Google has received around a quarter of a million removal requests by Europeans since a ruling from last May forced the search giant to accept them.
Written by Liam Tung, Contributing Writer

Europe's right to be forgotten ruling is nearly one year old. Since the ruling was handed down last May, EU residents have asked Google to remove just under one million links from its results.

The European Court of Justice's landmark privacy ruling in 2014, known as the 'right to be forgotten', made search engines responsible for the data they process. It stipulated that individuals could ask for search engines to remove certain links from the results of searches for their names, if the links lead to material that is out of date, excessive, or irrelevant.

Google said on Tuesday it has received just over 250,000 requests from Europeans asking the company to review 920,258 links from search results since the ruling came into effect.

Google's dominance of the search market in Europe has left it shouldering the bulk of requests. It must decide whether the requests are valid or not according to whether it views the content linked to as "inadequate, irrelevant or no longer relevant, or excessive in relation to the purposes for which they were processed and in the light of the time that has elapsed".

If people disagree with Google's decision, they can refer their request to a national data protection authority, which can then take the matter up with Google to come to a final decision.

According to Google's transparency report, it has now removed 321,543 URLs from search results for people's names, representing 41.3 percent of all requests evaluated. However, its report doesn't include the number of requests still under review. Figures quoted by the Wall Street Journal today indicate 15 percent of the links are still under review.

At a conference in Berlin this week, Google's global privacy counsel Peter Fleischer gave some indication of how the company makes decisions, claiming it is doing its best to play a role "we never asked to play - and don't want to play", the WSJ said.

Requests, whether submitted through Google's online form or by mail, first go to a large team of lawyers, paralegals, and engineers, according to Fleischer. That amounts to "dozens" of people, mostly working in Google's Dublin office.

All cases go to a vote by the Google employees, and while easy cases are dealt with swiftly, harder ones are referred up to a senior Google panel, sometimes with the help of external lawyers specialising in the field.

According to Fleischer, Google often reaches consensus on decisions but on some cases "we are violently split".

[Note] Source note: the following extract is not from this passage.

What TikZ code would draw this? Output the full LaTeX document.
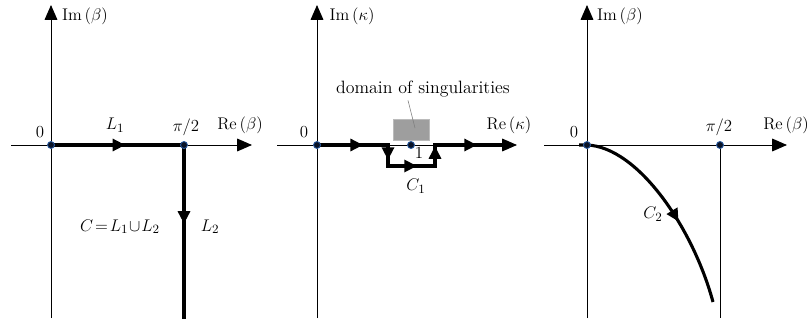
\documentclass[tikz,border=0pt]{standalone}
\usepackage{amsmath, amssymb}
\usepackage{tikz}
\usetikzlibrary{arrows.meta, positioning, decorations.markings, backgrounds}
\definecolor{dotblue}{RGB}{45,95,165}
\definecolor{dotfill}{RGB}{10,20,40}
\definecolor{singgray}{RGB}{158,158,158}
\newcommand{\cTip}{\arrow{Triangle[length=9pt, width=8.5pt]}}

\begin{document}
\begin{tikzpicture}[x=0.025cm, y=-0.025cm, >=Stealth]
  \tikzstyle{axis} = [line width=0.7pt, -{Triangle[length=10.5pt, width=9pt]}]
  \tikzstyle{thinline} = [line width=0.7pt]
  \tikzstyle{contour} = [line width=2.2pt]
  \tikzstyle{pt} = [circle, fill=dotfill, draw=dotblue, line width=0.6pt, inner sep=0pt, minimum size=5pt]
  \tikzstyle{lbl} = [font=\fontsize{12.7}{15}\selectfont, inner sep=0pt]

  \useasboundingbox (0,0) rectangle (809,328);

  % beta plane, contour C
  \node [pt] (o1) at (51,145) {};
  \node [pt] (h1) at (184,145) {};
  \coordinate (x1l) at (11,145);
  \coordinate (x1r) at (252,145);
  \coordinate (y1b) at (51,318);
  \coordinate (y1t) at (51,5);
  \coordinate (l2e) at (184,319);

  \node [lbl, anchor=base] (zero1) at (40,138) {$0$};
  \node [lbl, anchor=base] (hp1) at (186,132) {$\pi/2$};
  \node [lbl, anchor=base] (re1) at (240,129) {$\mathrm{Re}\,(\beta)$};
  \node [lbl] (im1) at (85,16) {$\mathrm{Im}\,(\beta)$};
  \node [lbl, anchor=base] (ll1) at (115,130) {$L_1$};
  \node [lbl, anchor=base] (ll2) at (210,231) {$L_2$};
  \node [lbl, anchor=base] (cc) at (120,231) {$C\!=\!L_1\!\cup\! L_2$};

  \begin{scope}[on background layer]
    \draw[axis] (x1l) -- (x1r);
    \draw[axis] (y1b) -- (y1t);
    \draw[contour, decoration={markings, mark=at position 0.242 with {\cTip}, mark=at position 0.69 with {\cTip}}, postaction={decorate}]
      (o1.center) -- (h1.center) -- (l2e);
  \end{scope}

  % kappa plane, contour C_1
  \node [pt] (o2) at (317,145) {};
  \node [pt] (k1) at (411,145) {};
  \coordinate (x2l) at (277,145);
  \coordinate (x2r) at (517,145);
  \coordinate (y2b) at (317,318);
  \coordinate (y2t) at (317,5);
  \coordinate (c1a) at (388,145);
  \coordinate (c1b) at (388,166);
  \coordinate (c1c) at (435,166);
  \coordinate (c1d) at (435,145);
  \coordinate (c1e) at (502,145);

  \node [lbl, anchor=base] (zero2) at (304,138) {$0$};
  \node [lbl, anchor=base] (re2) at (509,129) {$\mathrm{Re}\,(\kappa)$};
  \node [lbl] (im2) at (352,16) {$\mathrm{Im}\,(\kappa)$};
  \node [lbl] (one) at (419,153) {$1$};
  \node [lbl] (cc1) at (416,186) {$C_1$};
  \node [lbl] (dom) at (423,89) {domain of singularities};

  \begin{scope}[on background layer]
    \fill[singgray, draw=singgray!70, line width=0.5pt] (393,119) rectangle (429,140);
    \draw[singgray!80!black, line width=0.4pt] (dom.south) ++(-15,3) coordinate (lead) -- (415,128);
    \draw[axis] (x2l) -- (x2r);
    \draw[axis] (y2b) -- (y2t);
    \draw[contour, decoration={markings, mark=at position 0.203 with {\cTip}, mark=at position 0.379 with {\cTip},
        mark=at position 0.533 with {\cTip}, mark=at position 0.70 with {\cTip}, mark=at position 0.89 with {\cTip}}, postaction={decorate}]
      (o2.center) -- (c1a) -- (c1b) -- (c1c) -- (c1d) -- (c1e);
  \end{scope}

  % beta plane, contour C_2
  \node [pt] (o3) at (587,145) {};
  \node [pt] (h3) at (720,145) {};
  \coordinate (x3l) at (544,145);
  \coordinate (x3r) at (787,145);
  \coordinate (y3b) at (587,318);
  \coordinate (y3t) at (587,5);
  \coordinate (h3b) at (720,318);
  \coordinate (s3) at (579,145);
  \coordinate (e3) at (713,302);

  \node [lbl, anchor=base] (zero3) at (574,138) {$0$};
  \node [lbl, anchor=base] (hp3) at (719,132) {$\pi/2$};
  \node [lbl, anchor=base] (re3) at (786,129) {$\mathrm{Re}\,(\beta)$};
  \node [lbl] (im3) at (620,16) {$\mathrm{Im}\,(\beta)$};
  \node [lbl] (cc2) at (653,214) {$C_2$};

  \begin{scope}[on background layer]
    \draw[axis] (x3l) -- (x3r);
    \draw[axis] (y3b) -- (y3t);
    \draw[thinline] (h3.center) -- (h3b);
    \draw[contour, decoration={markings, mark=at position 0.6 with {\cTip}}, postaction={decorate}]
      (s3) -- (o3.center) .. controls (638,147) and (693,228) .. (e3);
  \end{scope}
\end{tikzpicture}
\end{document}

Forget.me, a website that submits requests to all search engines on behalf of users, says the number of URLs sent to Google for review has tapered out in recent months.

In the first three months, it was submitting an average of 1,500 requests per day, which has now declined to 500 per day. Since June 24, it's sent 61,753 URLs to Google.

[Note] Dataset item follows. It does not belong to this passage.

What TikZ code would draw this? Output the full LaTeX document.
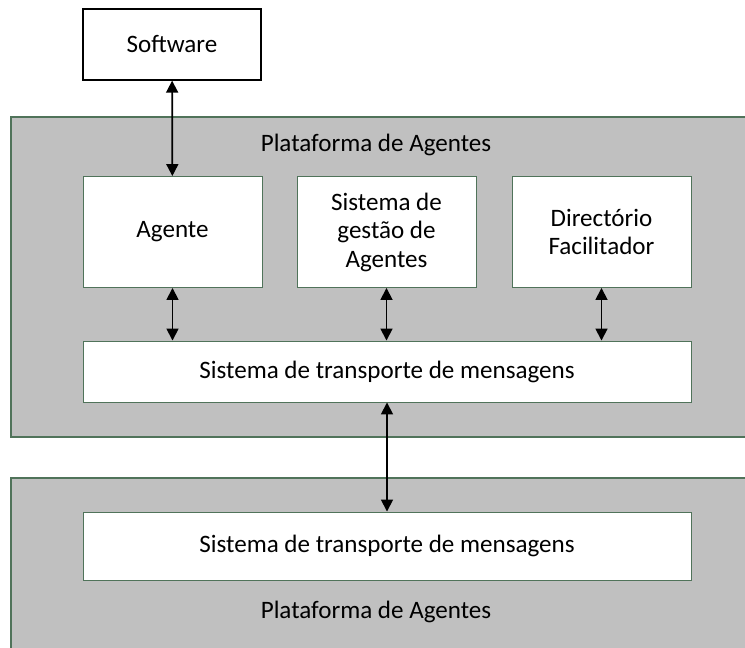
\documentclass[tikz,border=0pt]{standalone}
\usepackage{fontspec}
\setmainfont{Carlito}
\usepackage{tikz}
\usetikzlibrary{arrows.meta}
\definecolor{platgray}{RGB}{192,192,192}
\definecolor{edgegreen}{RGB}{80,115,90}

\begin{document}
\begin{tikzpicture}[x=0.75pt,y=-0.75pt,
  font=\fontsize{18.8}{21.4}\selectfont,
  platform/.style={fill=platgray,draw=edgegreen,line width=0.8pt},
  inbox/.style={draw=edgegreen,fill=white,line width=0.7pt,align=center,inner sep=0pt},
  outbox/.style={draw=black,fill=white,line width=1pt,inner sep=0pt},
  link/.style={line width=1.3pt,{Triangle[length=9pt,width=9pt]}-{Triangle[length=9pt,width=9pt]}}]
\useasboundingbox (0,0) rectangle (745,648);
% the two platforms
\draw [platform] (11,117) rectangle (760,437);
\draw [platform] (11,478) rectangle (760,670);
\node (plat1) at (376,145) {Plataforma de Agentes};
\node (plat2) at (376,612) {Plataforma de Agentes};
% boxes
\node [outbox,minimum width=133.5pt,minimum height=53.25pt] (soft) at (172,44.5) {Software};
\node [inbox,minimum width=134.25pt,minimum height=83.25pt] (agente) at (172.5,232) {Agente};
\node [inbox,minimum width=134.25pt,minimum height=83.25pt] (gestao) at (386.5,232) {Sistema de\\gestão de\\Agentes};
\node [inbox,minimum width=134.25pt,minimum height=83.25pt] (dir) at (601.5,232) {Directório\\Facilitador};
\node [inbox,minimum width=456pt,minimum height=45.75pt] (mts1) at (387,371.5) {Sistema de transporte de mensagens};
\node [inbox,minimum width=456pt,minimum height=51pt] (mts2) at (387,546) {Sistema de transporte de mensagens};
% links
\draw [link] (soft) -- (agente);
\draw [link] (agente) -- (agente |- mts1.north);
\draw [link] (gestao) -- (gestao |- mts1.north);
\draw [link] (dir) -- (dir |- mts1.north);
\draw [link] (mts1) -- (mts2);
\end{tikzpicture}
\end{document}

Google's own figures also indicate a slowdown in the number of requests it receives. In the first six months of taking requests, it received 144,907, compared with 108,710 in the most recent six months. It assessed nearly 500,000 URLs in the first six months, and a further 420,000 URLs in the second six months.

Google has become faster at processing requests, according to Forget.me's figures: in June 2014 it took 56 days to process a requestion, but by March this year that figure fell to 16 days.

Google is also saying 'no' more often. In June last year it declined 43 percent of requests, but since October it refused around 70 percent of requests.

The vast majority of requests (58.7 percent) concern "invasion of privacy", according to Forget.me, while "damage to reputation" accounts for 11.2 percent of requests.

The most commonly refused requests are those labelled as "concerns your professional activity", which make up 26 percent of the total.